• **WHAT YOU WILL DO**: Only the lines from the one containing "Reproduce this chart" through the one containing "import seaborn as sns" should be duplicated, exactly as they appear. Pictures are to be left out.

• **DATASET CONTENT**:

- - - - -

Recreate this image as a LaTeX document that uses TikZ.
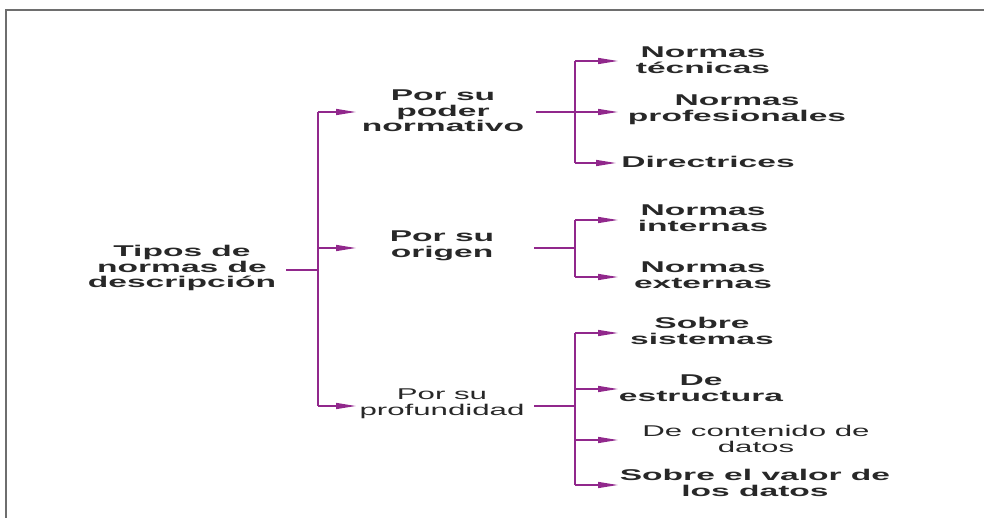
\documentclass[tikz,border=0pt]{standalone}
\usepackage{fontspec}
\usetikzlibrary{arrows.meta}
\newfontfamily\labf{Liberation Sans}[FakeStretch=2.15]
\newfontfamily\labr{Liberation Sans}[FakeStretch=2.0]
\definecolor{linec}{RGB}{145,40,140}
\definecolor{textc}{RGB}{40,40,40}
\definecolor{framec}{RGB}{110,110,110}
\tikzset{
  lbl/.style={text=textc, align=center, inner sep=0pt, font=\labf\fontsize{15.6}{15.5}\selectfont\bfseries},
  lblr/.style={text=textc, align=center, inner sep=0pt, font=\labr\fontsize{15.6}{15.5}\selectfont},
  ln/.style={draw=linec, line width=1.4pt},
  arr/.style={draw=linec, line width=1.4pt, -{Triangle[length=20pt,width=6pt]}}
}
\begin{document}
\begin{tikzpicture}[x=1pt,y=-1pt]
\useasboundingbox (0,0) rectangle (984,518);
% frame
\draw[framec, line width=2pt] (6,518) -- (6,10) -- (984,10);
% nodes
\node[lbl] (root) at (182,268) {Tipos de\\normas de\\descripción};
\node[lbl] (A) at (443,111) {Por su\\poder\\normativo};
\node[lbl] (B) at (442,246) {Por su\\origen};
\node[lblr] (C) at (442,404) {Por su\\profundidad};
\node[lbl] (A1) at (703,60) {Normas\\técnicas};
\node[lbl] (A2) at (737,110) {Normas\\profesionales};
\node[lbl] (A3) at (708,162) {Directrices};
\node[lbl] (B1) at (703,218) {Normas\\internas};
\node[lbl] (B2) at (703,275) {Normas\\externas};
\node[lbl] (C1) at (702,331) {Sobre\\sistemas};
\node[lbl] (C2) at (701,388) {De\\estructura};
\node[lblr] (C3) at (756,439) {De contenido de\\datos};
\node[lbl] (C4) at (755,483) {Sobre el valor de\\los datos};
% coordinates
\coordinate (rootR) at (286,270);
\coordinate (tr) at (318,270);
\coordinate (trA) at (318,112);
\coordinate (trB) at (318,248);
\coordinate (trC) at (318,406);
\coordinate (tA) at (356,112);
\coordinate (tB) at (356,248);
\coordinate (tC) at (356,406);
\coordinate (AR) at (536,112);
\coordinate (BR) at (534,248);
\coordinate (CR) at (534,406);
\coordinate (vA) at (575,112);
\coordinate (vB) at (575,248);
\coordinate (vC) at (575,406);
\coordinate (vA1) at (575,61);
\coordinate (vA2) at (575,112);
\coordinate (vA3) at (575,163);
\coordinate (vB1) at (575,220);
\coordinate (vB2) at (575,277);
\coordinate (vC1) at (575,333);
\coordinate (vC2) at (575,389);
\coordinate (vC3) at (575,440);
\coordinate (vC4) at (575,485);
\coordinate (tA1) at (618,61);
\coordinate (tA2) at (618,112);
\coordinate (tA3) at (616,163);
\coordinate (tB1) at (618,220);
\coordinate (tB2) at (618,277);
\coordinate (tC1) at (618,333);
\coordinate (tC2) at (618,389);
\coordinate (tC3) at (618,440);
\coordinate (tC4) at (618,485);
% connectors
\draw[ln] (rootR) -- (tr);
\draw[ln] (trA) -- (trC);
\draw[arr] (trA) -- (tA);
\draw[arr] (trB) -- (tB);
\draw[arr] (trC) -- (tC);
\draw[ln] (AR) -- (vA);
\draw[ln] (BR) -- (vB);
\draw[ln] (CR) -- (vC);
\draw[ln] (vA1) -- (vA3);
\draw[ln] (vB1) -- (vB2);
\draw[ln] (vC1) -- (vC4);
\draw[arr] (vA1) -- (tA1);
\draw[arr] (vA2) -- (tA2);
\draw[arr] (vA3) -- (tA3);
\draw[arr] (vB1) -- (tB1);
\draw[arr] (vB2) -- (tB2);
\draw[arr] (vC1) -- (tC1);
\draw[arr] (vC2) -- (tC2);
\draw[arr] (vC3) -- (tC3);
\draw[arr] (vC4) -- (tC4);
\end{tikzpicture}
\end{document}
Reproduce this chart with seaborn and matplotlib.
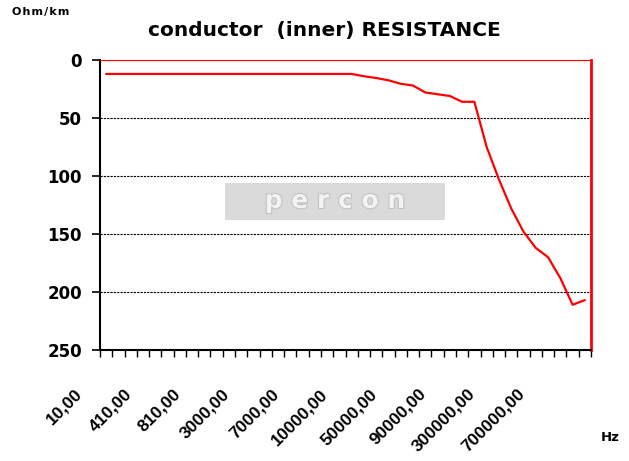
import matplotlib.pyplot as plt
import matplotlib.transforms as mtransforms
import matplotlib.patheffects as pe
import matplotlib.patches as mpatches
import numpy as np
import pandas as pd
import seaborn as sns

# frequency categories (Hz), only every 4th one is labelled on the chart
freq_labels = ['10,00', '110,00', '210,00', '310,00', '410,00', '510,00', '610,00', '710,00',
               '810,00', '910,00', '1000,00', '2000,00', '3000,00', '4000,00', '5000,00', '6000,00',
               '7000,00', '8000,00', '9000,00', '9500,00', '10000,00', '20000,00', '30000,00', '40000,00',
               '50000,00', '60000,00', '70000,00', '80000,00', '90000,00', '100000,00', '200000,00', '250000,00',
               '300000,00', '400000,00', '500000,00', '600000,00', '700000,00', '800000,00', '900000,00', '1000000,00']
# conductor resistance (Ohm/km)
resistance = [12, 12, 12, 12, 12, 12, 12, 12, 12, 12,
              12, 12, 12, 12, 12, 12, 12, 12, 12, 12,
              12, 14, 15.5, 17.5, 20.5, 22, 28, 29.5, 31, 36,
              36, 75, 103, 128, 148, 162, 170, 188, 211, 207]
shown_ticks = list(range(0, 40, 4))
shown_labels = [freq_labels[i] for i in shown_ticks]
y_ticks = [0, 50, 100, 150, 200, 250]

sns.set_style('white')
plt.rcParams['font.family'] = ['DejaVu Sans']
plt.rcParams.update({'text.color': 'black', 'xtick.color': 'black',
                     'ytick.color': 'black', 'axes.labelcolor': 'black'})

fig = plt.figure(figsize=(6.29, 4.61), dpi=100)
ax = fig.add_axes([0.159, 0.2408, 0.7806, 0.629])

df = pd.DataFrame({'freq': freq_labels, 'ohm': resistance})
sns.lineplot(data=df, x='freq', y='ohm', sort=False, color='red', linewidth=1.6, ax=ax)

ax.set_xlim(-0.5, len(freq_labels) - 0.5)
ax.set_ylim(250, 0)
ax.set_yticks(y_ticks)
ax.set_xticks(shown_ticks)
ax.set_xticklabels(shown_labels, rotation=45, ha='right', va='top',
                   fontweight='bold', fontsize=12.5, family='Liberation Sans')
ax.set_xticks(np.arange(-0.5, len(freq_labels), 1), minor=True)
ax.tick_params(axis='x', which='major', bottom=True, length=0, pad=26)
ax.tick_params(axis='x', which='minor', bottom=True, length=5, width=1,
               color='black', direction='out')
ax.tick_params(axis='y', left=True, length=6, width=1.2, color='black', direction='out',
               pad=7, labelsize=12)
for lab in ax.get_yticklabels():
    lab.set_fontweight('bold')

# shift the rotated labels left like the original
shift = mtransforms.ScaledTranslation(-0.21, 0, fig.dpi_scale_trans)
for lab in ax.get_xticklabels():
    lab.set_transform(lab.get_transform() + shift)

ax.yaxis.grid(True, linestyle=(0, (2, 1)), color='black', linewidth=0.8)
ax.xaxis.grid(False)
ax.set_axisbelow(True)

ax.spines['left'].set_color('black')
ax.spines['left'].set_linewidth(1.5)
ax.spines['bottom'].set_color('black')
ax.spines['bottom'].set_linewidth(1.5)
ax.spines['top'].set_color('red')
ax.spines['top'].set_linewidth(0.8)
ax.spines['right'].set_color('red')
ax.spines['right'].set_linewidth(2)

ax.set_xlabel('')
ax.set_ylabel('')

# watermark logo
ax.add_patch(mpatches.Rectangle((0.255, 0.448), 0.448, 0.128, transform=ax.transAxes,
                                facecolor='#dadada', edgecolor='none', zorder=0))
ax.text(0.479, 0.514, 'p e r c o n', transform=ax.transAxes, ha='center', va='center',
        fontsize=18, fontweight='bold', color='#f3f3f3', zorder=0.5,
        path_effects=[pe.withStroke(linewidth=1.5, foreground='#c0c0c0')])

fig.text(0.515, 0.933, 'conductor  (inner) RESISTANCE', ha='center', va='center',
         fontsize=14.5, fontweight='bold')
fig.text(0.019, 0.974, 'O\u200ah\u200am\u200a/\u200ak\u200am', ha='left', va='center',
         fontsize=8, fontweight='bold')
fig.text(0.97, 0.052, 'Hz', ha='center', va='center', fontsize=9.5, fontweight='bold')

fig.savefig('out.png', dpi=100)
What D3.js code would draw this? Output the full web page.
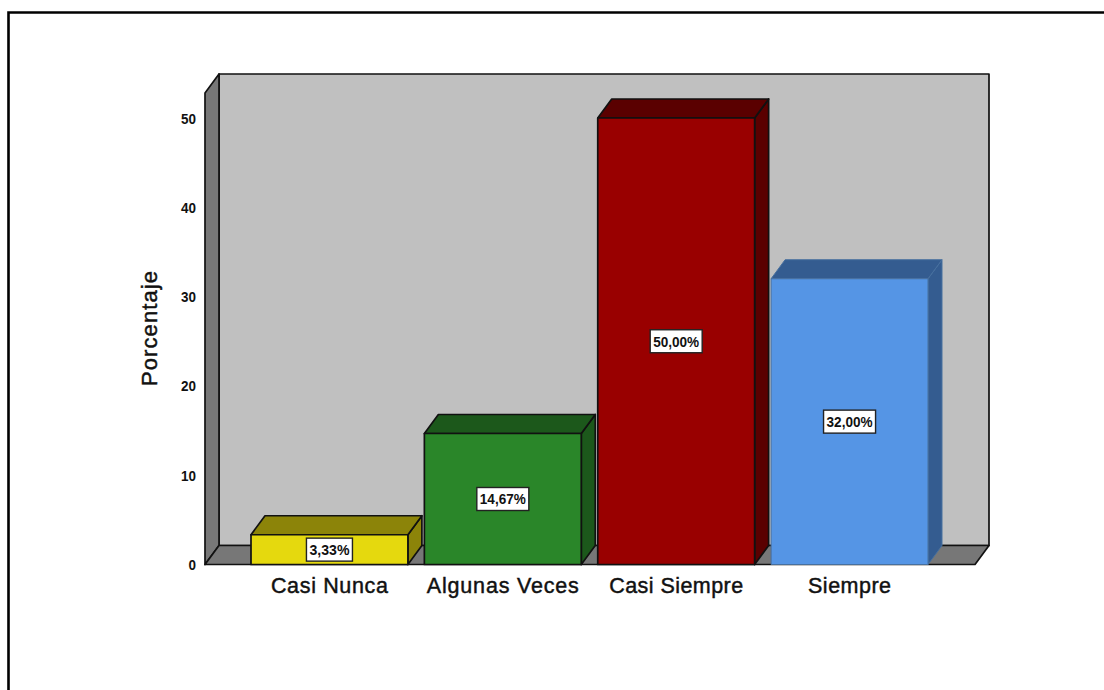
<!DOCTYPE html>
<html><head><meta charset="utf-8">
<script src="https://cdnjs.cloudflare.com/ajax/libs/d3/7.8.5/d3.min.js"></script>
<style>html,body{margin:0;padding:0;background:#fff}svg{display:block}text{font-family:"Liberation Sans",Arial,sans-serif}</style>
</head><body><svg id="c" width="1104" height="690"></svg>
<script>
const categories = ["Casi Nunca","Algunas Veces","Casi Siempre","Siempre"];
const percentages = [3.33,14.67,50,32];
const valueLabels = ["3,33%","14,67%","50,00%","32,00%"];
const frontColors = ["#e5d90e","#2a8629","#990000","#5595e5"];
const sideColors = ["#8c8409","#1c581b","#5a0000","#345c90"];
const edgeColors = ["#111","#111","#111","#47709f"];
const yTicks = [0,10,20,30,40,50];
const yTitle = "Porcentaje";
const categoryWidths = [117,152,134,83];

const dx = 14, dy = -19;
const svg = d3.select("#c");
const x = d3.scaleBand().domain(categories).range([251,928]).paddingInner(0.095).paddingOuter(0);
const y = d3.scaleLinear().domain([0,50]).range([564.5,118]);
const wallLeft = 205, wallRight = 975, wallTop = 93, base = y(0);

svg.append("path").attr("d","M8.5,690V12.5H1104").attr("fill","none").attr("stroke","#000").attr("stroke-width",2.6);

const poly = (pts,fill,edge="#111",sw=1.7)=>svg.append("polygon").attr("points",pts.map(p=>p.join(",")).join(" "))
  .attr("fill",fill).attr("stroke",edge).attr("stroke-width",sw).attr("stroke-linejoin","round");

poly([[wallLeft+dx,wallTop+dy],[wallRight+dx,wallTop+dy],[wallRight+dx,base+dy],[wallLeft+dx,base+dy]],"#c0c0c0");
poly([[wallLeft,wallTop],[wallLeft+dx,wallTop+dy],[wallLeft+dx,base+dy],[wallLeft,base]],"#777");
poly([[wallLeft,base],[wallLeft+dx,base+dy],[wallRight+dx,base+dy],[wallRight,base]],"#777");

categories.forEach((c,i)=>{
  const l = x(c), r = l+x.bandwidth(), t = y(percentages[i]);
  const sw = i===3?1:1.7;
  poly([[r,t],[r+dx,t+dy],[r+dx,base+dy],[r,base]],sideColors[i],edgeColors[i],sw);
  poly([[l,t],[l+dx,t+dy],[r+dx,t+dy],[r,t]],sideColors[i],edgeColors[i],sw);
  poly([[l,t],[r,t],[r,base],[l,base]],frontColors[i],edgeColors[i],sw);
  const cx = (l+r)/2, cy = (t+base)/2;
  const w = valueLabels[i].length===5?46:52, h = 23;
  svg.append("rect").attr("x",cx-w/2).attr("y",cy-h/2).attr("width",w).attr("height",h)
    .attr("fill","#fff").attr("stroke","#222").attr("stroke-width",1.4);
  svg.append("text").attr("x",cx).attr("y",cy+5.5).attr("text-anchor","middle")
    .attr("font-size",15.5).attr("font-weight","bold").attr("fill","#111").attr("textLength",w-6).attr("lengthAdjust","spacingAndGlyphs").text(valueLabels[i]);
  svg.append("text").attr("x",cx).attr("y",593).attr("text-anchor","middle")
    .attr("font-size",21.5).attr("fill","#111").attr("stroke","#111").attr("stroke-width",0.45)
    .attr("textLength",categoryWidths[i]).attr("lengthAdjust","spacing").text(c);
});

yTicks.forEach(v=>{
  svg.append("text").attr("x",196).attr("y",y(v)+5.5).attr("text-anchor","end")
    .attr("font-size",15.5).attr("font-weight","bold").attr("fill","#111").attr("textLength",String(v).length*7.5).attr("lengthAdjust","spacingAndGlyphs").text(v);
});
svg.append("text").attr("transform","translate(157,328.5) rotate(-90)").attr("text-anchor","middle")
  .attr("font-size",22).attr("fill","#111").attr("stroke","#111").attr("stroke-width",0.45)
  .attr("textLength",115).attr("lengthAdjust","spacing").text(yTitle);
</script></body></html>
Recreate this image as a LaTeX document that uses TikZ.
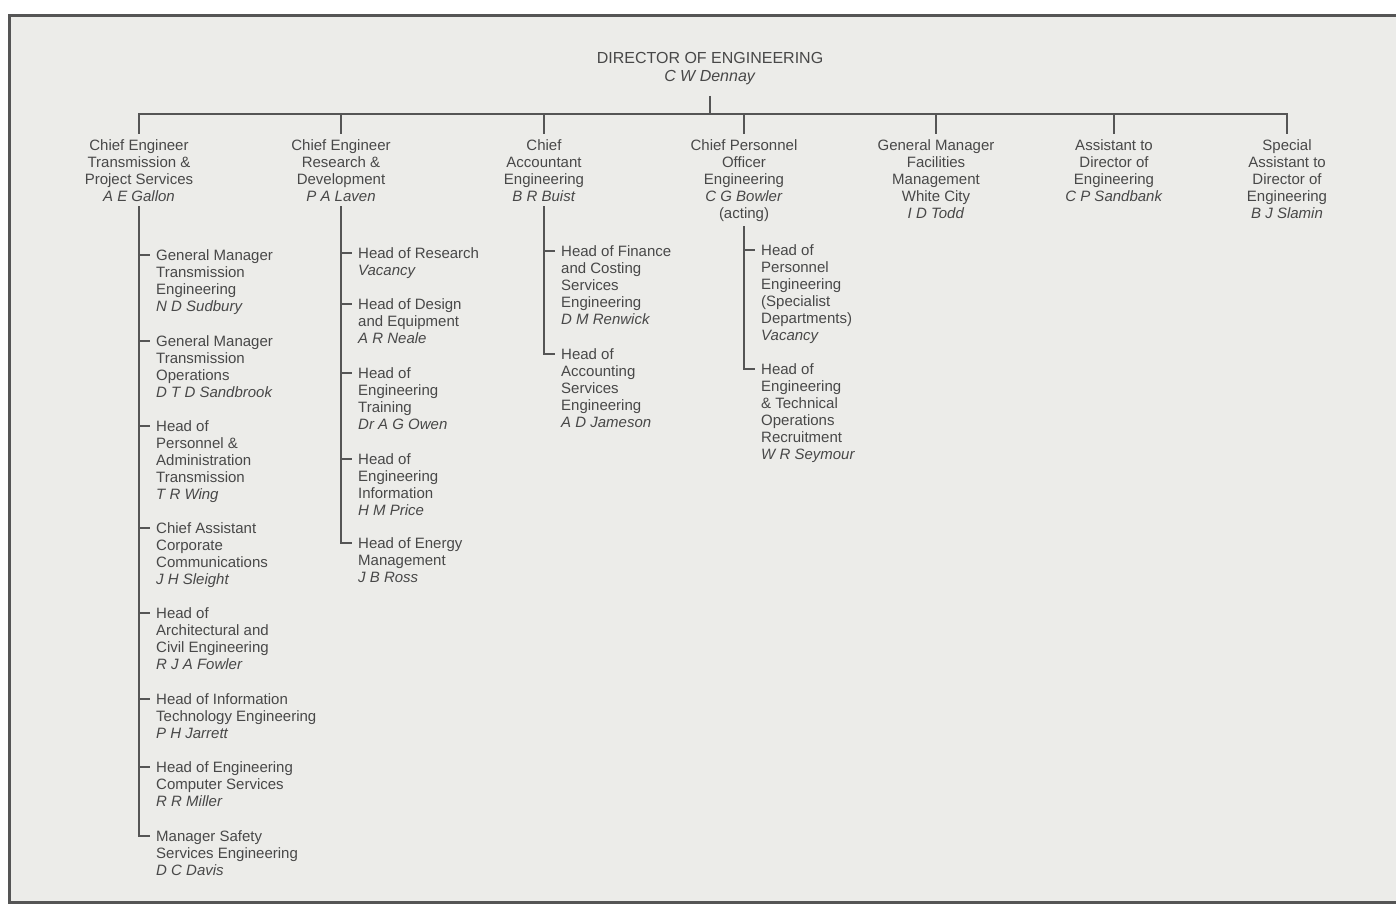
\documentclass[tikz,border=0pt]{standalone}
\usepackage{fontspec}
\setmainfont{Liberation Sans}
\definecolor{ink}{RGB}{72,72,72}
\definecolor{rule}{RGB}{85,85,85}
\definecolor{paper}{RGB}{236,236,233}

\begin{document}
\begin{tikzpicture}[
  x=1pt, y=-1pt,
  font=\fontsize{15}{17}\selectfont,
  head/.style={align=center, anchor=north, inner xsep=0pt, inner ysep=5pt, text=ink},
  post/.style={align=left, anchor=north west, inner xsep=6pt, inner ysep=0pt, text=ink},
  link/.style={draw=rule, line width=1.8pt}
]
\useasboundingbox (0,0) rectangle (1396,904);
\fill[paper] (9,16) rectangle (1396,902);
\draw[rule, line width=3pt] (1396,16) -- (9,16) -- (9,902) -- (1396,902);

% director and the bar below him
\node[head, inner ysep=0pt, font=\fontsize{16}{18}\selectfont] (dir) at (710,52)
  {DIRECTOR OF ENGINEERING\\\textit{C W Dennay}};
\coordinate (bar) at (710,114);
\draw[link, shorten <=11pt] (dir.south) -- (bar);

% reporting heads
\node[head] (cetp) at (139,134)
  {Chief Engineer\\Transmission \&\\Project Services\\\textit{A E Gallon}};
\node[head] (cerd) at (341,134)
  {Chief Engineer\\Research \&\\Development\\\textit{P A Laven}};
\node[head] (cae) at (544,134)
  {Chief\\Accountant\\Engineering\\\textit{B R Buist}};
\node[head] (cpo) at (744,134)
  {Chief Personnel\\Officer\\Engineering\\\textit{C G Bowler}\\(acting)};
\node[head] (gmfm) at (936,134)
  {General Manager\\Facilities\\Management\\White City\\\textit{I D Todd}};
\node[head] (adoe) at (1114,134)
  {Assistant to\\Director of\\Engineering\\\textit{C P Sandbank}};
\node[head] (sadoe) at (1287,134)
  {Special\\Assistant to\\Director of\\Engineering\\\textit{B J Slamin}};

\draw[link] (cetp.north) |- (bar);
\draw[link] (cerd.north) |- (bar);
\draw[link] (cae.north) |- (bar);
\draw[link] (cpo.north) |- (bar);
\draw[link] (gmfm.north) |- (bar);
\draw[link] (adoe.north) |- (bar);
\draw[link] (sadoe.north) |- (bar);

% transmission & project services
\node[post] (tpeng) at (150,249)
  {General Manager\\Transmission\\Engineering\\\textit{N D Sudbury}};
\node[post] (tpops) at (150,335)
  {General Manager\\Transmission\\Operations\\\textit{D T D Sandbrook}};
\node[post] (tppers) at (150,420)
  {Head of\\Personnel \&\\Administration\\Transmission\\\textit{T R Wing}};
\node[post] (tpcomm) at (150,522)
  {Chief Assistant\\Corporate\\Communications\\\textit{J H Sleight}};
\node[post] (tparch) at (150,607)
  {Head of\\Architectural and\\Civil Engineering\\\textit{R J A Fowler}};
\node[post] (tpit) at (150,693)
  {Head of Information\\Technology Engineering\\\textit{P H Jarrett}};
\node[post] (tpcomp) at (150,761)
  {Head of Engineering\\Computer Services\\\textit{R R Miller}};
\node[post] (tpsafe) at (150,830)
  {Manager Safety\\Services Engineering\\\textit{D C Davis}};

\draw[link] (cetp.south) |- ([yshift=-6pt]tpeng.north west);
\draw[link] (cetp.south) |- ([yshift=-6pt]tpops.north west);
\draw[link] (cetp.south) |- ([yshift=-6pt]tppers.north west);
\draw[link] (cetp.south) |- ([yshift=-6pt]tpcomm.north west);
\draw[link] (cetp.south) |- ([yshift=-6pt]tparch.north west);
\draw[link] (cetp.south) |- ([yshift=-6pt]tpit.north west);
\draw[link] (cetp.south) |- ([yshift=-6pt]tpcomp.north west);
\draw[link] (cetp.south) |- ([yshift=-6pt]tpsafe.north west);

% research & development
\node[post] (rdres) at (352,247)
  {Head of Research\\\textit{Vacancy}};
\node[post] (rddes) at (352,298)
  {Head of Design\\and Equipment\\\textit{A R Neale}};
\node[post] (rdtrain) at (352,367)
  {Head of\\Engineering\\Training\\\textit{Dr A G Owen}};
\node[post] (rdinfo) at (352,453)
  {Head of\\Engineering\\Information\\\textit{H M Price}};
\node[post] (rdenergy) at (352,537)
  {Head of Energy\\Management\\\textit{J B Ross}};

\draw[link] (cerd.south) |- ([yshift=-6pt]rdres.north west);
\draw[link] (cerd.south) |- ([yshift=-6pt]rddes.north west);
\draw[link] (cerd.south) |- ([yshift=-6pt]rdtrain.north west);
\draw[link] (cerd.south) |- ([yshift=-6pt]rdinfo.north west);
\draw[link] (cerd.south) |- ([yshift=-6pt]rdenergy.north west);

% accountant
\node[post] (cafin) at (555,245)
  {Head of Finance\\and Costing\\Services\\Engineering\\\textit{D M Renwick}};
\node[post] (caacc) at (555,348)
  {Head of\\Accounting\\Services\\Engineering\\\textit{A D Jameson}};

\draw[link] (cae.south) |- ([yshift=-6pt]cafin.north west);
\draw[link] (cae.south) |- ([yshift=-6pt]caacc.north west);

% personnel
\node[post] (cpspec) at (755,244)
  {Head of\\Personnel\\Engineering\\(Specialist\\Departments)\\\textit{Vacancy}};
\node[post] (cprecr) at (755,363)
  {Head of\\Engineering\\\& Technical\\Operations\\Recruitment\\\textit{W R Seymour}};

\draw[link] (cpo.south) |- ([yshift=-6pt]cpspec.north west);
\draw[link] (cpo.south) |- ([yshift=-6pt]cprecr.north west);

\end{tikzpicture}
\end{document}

- - - - -

• **EXERCISE OUTPUT**:
Reproduce this chart with seaborn and matplotlib.
import matplotlib.pyplot as plt
import matplotlib.transforms as mtransforms
import matplotlib.patheffects as pe
import matplotlib.patches as mpatches
import numpy as np
import pandas as pd
import seaborn as sns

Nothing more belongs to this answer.